You can use the brace operator to specify the number of times a character must occur:

String []thisCombo2 = thisCombo.split("(?<=\\G.{" + count + "})");

The brace is a handy tool because you can use it to specify either an exact count or ranges.

Solution 3

Using Google Guava, you can use Splitter.fixedLength()

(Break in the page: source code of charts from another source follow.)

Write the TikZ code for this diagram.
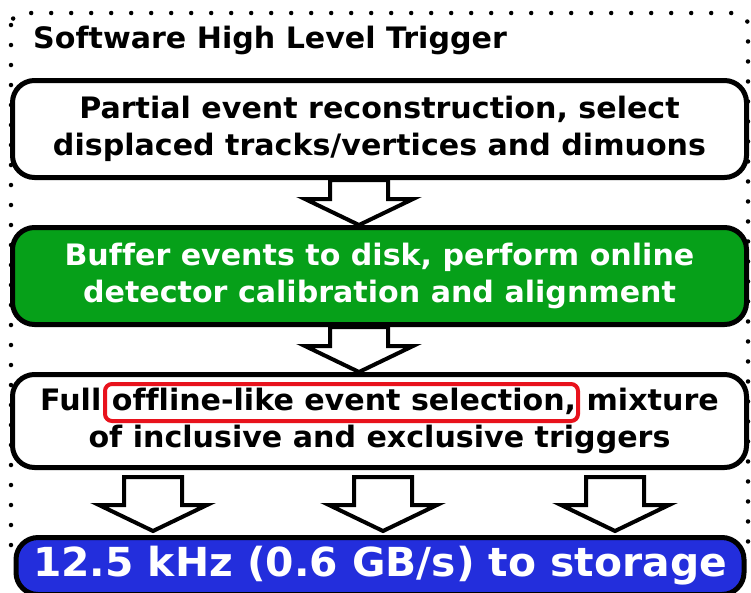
\documentclass[tikz,border=0pt]{standalone}
\usepackage{fontspec}
\usetikzlibrary{calc}
\newfontfamily\hltfont{DejaVu Sans}[FakeStretch=1.02, Ligatures=NoCommon]
\definecolor{hltgreen}{RGB}{6,160,25}
\definecolor{hltblue}{RGB}{35,46,220}
\definecolor{hltred}{RGB}{232,18,28}
\tikzset{
  stagebox/.style={draw=black, line width=5pt, rounded corners=22pt,
    minimum width=734pt, align=center, inner sep=0pt,
    font=\hltfont\bfseries\fontsize{29.5}{37}\selectfont},
  flowarr/.style={draw=black, fill=white, line width=4pt, line join=miter},
  highlight/.style={draw=hltred, line width=4pt, rounded corners=7pt},
  frame/.style={line width=4.5pt, line cap=round, dash pattern=on 0pt off 20pt},
}
% hollow block arrow: #1 = start of the shaft, #2 = tip
\newcommand{\flowarrow}[2]{%
  \draw[flowarr] ($(#1)+(-29,0)$) -- ($(#1)+(29,0)$)
    -- ($(#1 |- #2)+(29,-26)$) -- ($(#2)+(54,-26)$) -- (#2)
    -- ($(#2)+(-54,-26)$) -- ($(#1 |- #2)+(-29,-26)$) -- cycle;}
\begin{document}
\begin{tikzpicture}[x=1pt, y=-1pt]
  \useasboundingbox (0,0) rectangle (751,592);

  % dotted outline of the HLT stage
  \draw[frame, rounded corners=12pt] (11,13) rectangle (748,560);
  \node[anchor=base west, inner sep=0pt,
        font=\hltfont\bfseries\fontsize{29.5}{34}\selectfont] (title) at (33,48)
        {Software High Level Trigger};

  % processing steps
  \node[stagebox, fill=white, minimum height=97pt] (s1) at (379.5,129)
    {Partial event reconstruction, select\\displaced tracks/vertices and dimuons};
  \node[stagebox, fill=hltgreen, text=white, minimum height=97pt] (s2) at (379.5,276)
    {Buffer events to disk, perform online\\detector calibration and alignment};
  \node[stagebox, fill=white, minimum height=93pt] (s3) at (379.5,421)
    {Full offline-like event selection, mixture\\of inclusive and exclusive triggers};
  \node[highlight, minimum width=473pt, minimum height=37pt] (hl) at (341.5,402.5) {};

  \node[stagebox, fill=hltblue, text=white, minimum width=728pt, minimum height=57pt,
        font=\hltfont\bfseries\fontsize{40}{46}\selectfont] (out) at (380,566)
    {12.5 kHz (0.6 GB/s) to storage};

  % arrow anchor points
  \path (s1.south) ++(-20.5,0) coordinate (a1);
  \path (s2.north) ++(-20.5,0) coordinate (t1);
  \path (s2.south) ++(-20.5,0) coordinate (a2);
  \path (s3.north) ++(-20.5,0) coordinate (t2);
  \path (s3.south) ++(-226.5,7) coordinate (a3);
  \path (s3.south) ++(3.5,7) coordinate (a4);
  \path (s3.south) ++(235.5,7) coordinate (a5);
  \path (out.north) ++(-227,-4) coordinate (t3);
  \path (out.north) ++(3,-4) coordinate (t4);
  \path (out.north) ++(235,-4) coordinate (t5);

  \flowarrow{a1}{t1}
  \flowarrow{a2}{t2}
  \flowarrow{a3}{t3}
  \flowarrow{a4}{t4}
  \flowarrow{a5}{t5}
\end{tikzpicture}
\end{document}
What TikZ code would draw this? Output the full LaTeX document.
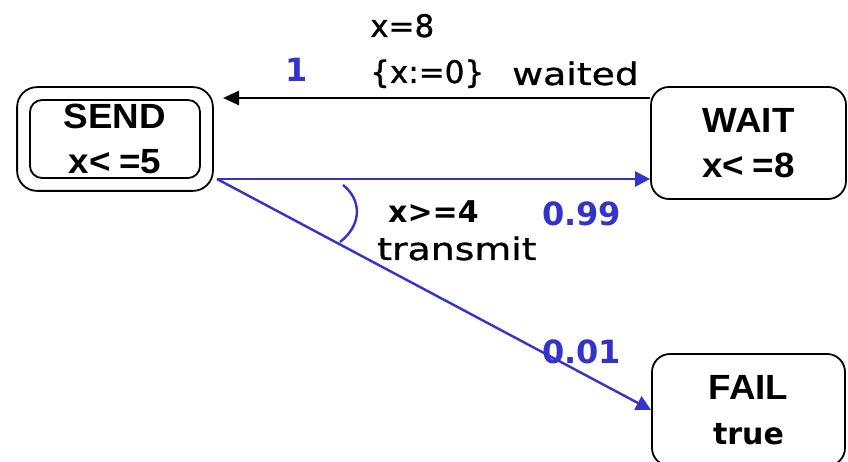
\documentclass[tikz,border=0pt]{standalone}
\usepackage{fontspec}
\setmainfont{DejaVu Sans}
\newfontfamily\titlefont{Liberation Sans}[FakeStretch=1.05]
\newfontfamily\labelfont{DejaVu Sans}[FakeBold=1.0]
\newfontfamily\widefont{DejaVu Sans}[FakeStretch=1.22,FakeBold=1.0]
\usetikzlibrary{arrows.meta,fit}
\definecolor{edgeblue}{RGB}{51,51,204}
\tikzset{
  statebox/.style={draw, line width=1.8pt, rounded corners=18pt, align=center, inner sep=0pt,
    font=\fontsize{35}{45}\selectfont\titlefont\bfseries},
  lbl/.style={inner sep=0pt, anchor=base west, font=\fontsize{31}{36}\selectfont\labelfont},
  blbl/.style={inner sep=0pt, anchor=base west, font=\fontsize{30}{36}\selectfont\bfseries},
  problbl/.style={inner sep=0pt, anchor=base west, text=edgeblue, font=\fontsize{32}{36}\selectfont\bfseries},
  blackarrow/.style={line width=2.6pt, -{Triangle[length=16pt,width=14pt]}},
  bluearrow/.style={line width=2.4pt, draw=edgeblue, -{Triangle[length=15pt,width=15pt]}, fill=edgeblue},
  blueline/.style={line width=2.4pt, draw=edgeblue},
}
\begin{document}
\begin{tikzpicture}[x=1pt,y=-1pt]
\clip (0,0) rectangle (848,462);
\fill[white] (0,0) rectangle (848,462);
% states
\node[statebox, minimum width=170pt, minimum height=78pt, rounded corners=12pt] (SEND) at (115,139) {SEND\\x<\kern9pt=5};
\node[draw, line width=1.8pt, rounded corners=20pt, fit=(SEND), inner sep=12pt] (SENDout) {};
\node[statebox, minimum width=195pt, minimum height=112pt] (WAIT) at (748.5,143) {WAIT\\x<\kern9pt=8};
\node[statebox, minimum width=193pt, minimum height=112pt] (FAIL) at (748.5,410) {FAIL\\{\fontsize{30}{36}\selectfont\rmfamily\bfseries true}};
% connector coordinates
\coordinate (st) at (223,98);
\coordinate (sb) at (217,179);
% edges
\draw[blackarrow] (WAIT.west |- st) -- (st);
\draw[bluearrow] (sb) -- (WAIT.west |- sb);
\draw[bluearrow] (sb) -- (FAIL.west);
\coordinate (arcA) at (343,185);
\coordinate (arcB) at (340,242);
\draw[blueline] (arcA) .. controls (362,200) and (362,225) .. (arcB);
% labels
\node[lbl] (g1) at (370,37) {x=8};
\node[lbl] (r1) at (370,83) {\{x:=0\}};
\node[lbl] (a1) at (512,85) {\widefont waited};
\node[problbl, anchor=base] (p1) at (297,82) {1};
\node[blbl] (g2) at (388,223) {x>=4};
\node[problbl] (p2) at (542,226) {0.99};
\node[lbl] (a2) at (377,260) {\widefont transmit};
\node[problbl] (p3) at (542,363) {0.01};
\end{tikzpicture}
\end{document}
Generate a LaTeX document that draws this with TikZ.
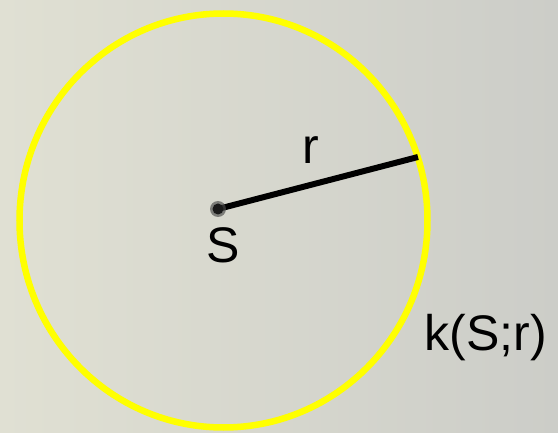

Returns a splitter that divides strings into pieces of the given length

Splitter.fixedLength(2).split("abcde");
// returns an iterable containing ["ab", "cd", "e"].
Share:
44,032
Emile Beukes
Author by

Emile Beukes

Updated on April 05, 2020

Comments

  • Emile Beukes
    Emile Beukes about 4 years

    I use this regex to split a string at every say 3rd position:

    String []thisCombo2 = thisCombo.split("(?<=\\G...)");
    

    where the 3 dots after the G indicates every nth position to split. In this case, the 3 dots indicate every 3 positions. An example:

    Input: String st = "123124125134135145234235245"
    Output: 123 124 125 134 135 145 234 235 245.
    

    My question is, how do i let the user control the number of positions where the string must be split at? In other words, how do I make those 3 dots, n dots controlled by the user?

  • thedayturns
    thedayturns over 11 years
    Isn't this just premature optimization?
  • Aske B.
    Aske B. over 11 years
    @thedayturns Why are you posting that statement with a question mark? Don't be unsure of your accusations. It's one of those accusations that should be used against people who waste their time with unnecessary performance improvements. Anyway, this is fastly written, ready-to-use code; easier to understand, to me at least; and on the plus side, it runs e.g. 60 times faster in the last case (it grows exponentially with the interval). My whole performance research act may be unnecessary, but now it's there for generations to come.
  • thedayturns
    thedayturns over 11 years
    Good response. I thought about it, and I think you're right - the highest voted answer is probably even more confusing than this one. On the other hand, the google guava solution is better than both you're fine with including another library.
  • Aske B.
    Aske B. over 11 years
    @thedayturns If you mean "if you're fine with including another library" then I agree. It's a very elegant solution, but I don't think it's the majority that wants to include an external library just for one functionality.
  • thedayturns
    thedayturns over 11 years
    Yep. Caught my typo after the 5 minute deadline, whoops.
  • Dennis Meng
    Dennis Meng over 10 years
    With the recent changes to substring's performance, I wonder if this is still fastest. Has anyone tried comparing these using Java 7 instead of Java 6?
  • Aske B.
    Aske B. over 10 years
    @DennisMeng I just tested it out, using the test code I provided, and it has slightly different results. I'll update the results to the answer. Regardless, I would be surprised if the substring would ever become bad enough to match using regex.
  • Zout
    Zout about 8 years
    I think you should check that the input string is non-empty - otherwise you will access result[-1] and get an ArrayIndexOutOfBoundsException on the "add the last bit" line for an empty string..
  • Aske B.
    Aske B. about 8 years
    @Zout You are right. You could also get a NullPointerException if the string is null. Probably also some weird behavior if the interval is 0 or negative. I think this is far beyond what the OP asked though. Defensive programming can be good in some circumstances, but it's not necessary in most cases. Hopefully people will figure out what they need in their own case. Or seek the knowledge about how to handle this in respective questions.
  • Zout
    Zout about 8 years
    In my use case, the string was coming from user input, but the interval was predefined (so we can guarantee the string is non-null and that the interval is > 0) so I think it would make sense to check for isEmpty. I can imagine other situations where the interval would also be user defined, so I see your point.